A candidate for the U.S. House seat vacated by former U.S. Rep John Conyers filed a lawsuit against Gov. Rick Snyder demanding that the election be moved up to an earlier date. On Dec. 8, Gov. Snyder had announced that Conyers’ congressional seat would remain empty until the regularly scheduled November election, leaving it vacant for nearly a year. What’s more, political observers have pointed out that since the post will be listed twice — once in the August primary and again in the November general election ballots — the office could be held by two different people before January is out. In short, the move would leave Detroiters without effective representation for 11 months — and perhaps even longer.
As the Associated Press noted earlier this month, judging by a review of roughly 100 vacancies and successors listed on the House website for the last 20 years, it is unusual for a congressional district to stay vacant for so long. Eleven months would be the longest time a House seat stayed empty during that period.

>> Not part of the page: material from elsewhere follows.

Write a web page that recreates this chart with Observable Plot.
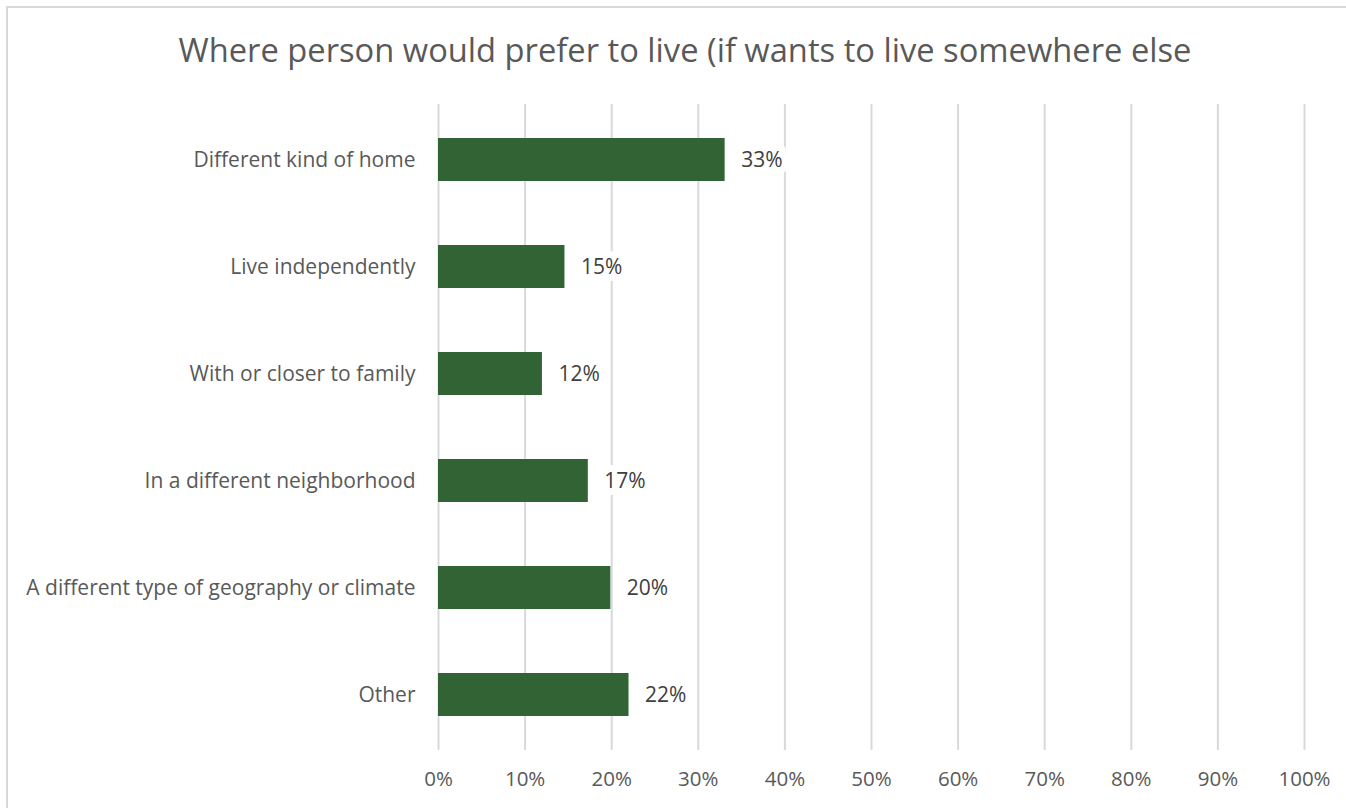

Gov. Snyder had said his decision would both save money and give candidates ample time to campaign. But given his role in establishing Emergency Management in Michigan, this situation calls another lawsuit to mind — namely one filed by the Detroit Branch of the NAACP against Gov. Snyder that Emergency Management has violated the voting rights of the state’s African Americans, effectively stripping representation away from residents in majority-minority cities and school districts. By some estimates, more than half of the state’s blacks had their representatives overruled by Snyder-appointed viceroys.